Life is sweet, but it is so short. Make every moment count.
Do it today
When I graduated veterinary school, one of my first clients was a kind, older gentleman who had been my pediatrician when I was a child. That was back in the 1950s, when physicians really made house calls. I remember him coming to see my brother or me when we had measles or mumps, chicken pox or the flu, and my mother would make him a sandwich. He worked hard, visiting 20 to 30 houses daily. He had no hobbies; he ministered to his practice. He was a legend in our neighborhood.
Years later, during his retirement, when he brought his dog to me, we would talk about customer service, about medicine, and about philosophy. He told me that while in practice he rarely went on vacations. He had worked to put his kids through college and build a nest egg that he and his wife could retire on. He said that his wife was very patient, almost a saint. He promised her that upon his retirement they would see the world, that he would take her to all the places she had never seen. Meanwhile, he continued to work. He retired when he turned 65, with a huge pediatric practice and his reputation intact. However, the day after he retired, his beloved wife died, after her years of patience.
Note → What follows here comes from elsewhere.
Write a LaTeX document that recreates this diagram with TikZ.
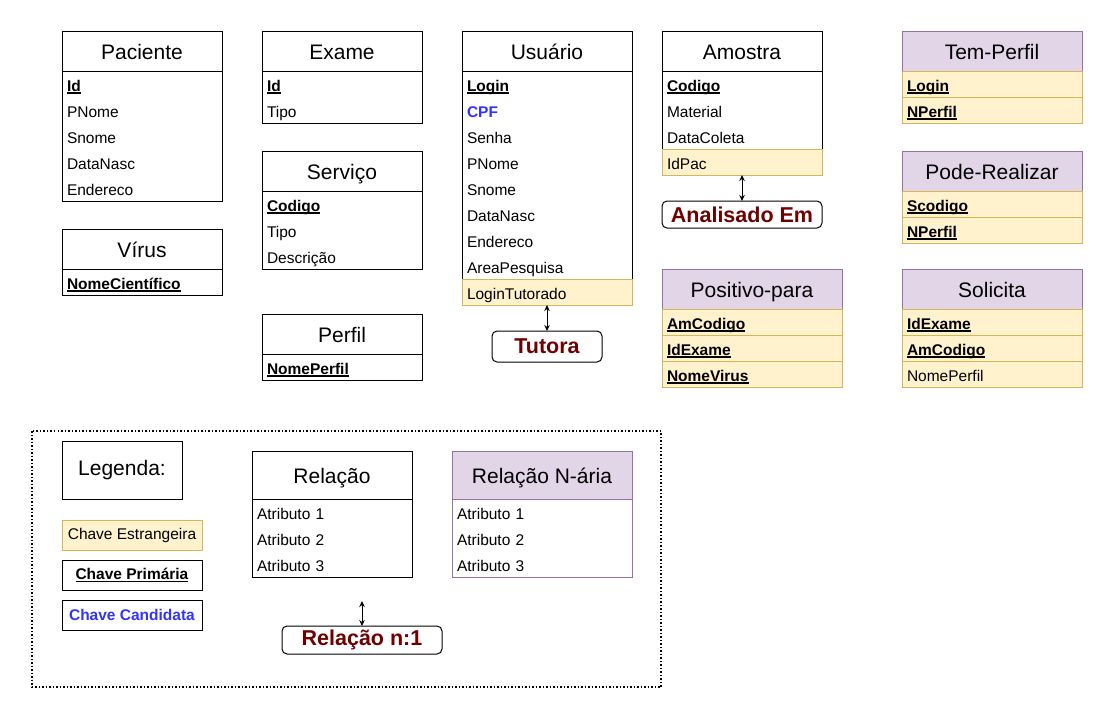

The old gent would tell me in our discussions, “Don't wait, Kev. Do it today! My wife waited all of those years for me.” He would always tell me, “Go book a trip for yourself right now. I'll wait.”
There is great wisdom in what the old fellow said. We get caught up in our own world, too self-important, too busy, and too myopic to see the big picture. We should seize the day and buy those tickets to the play, sign up for that photography class, or go to our children's soccer games. We should not wait for things to slow down or for our twilight retirement years. Life comes with no guarantees. It also has never been known to be especially fair. Life is sweet, but it is so short. Make every moment count in the exam room and at work, but never forget the other treasures in our lives-the people that we love. Make time for them, and make time for yourself. No one has a tombstone that says, “I could have seen one more!” Take the time; it is all that we have.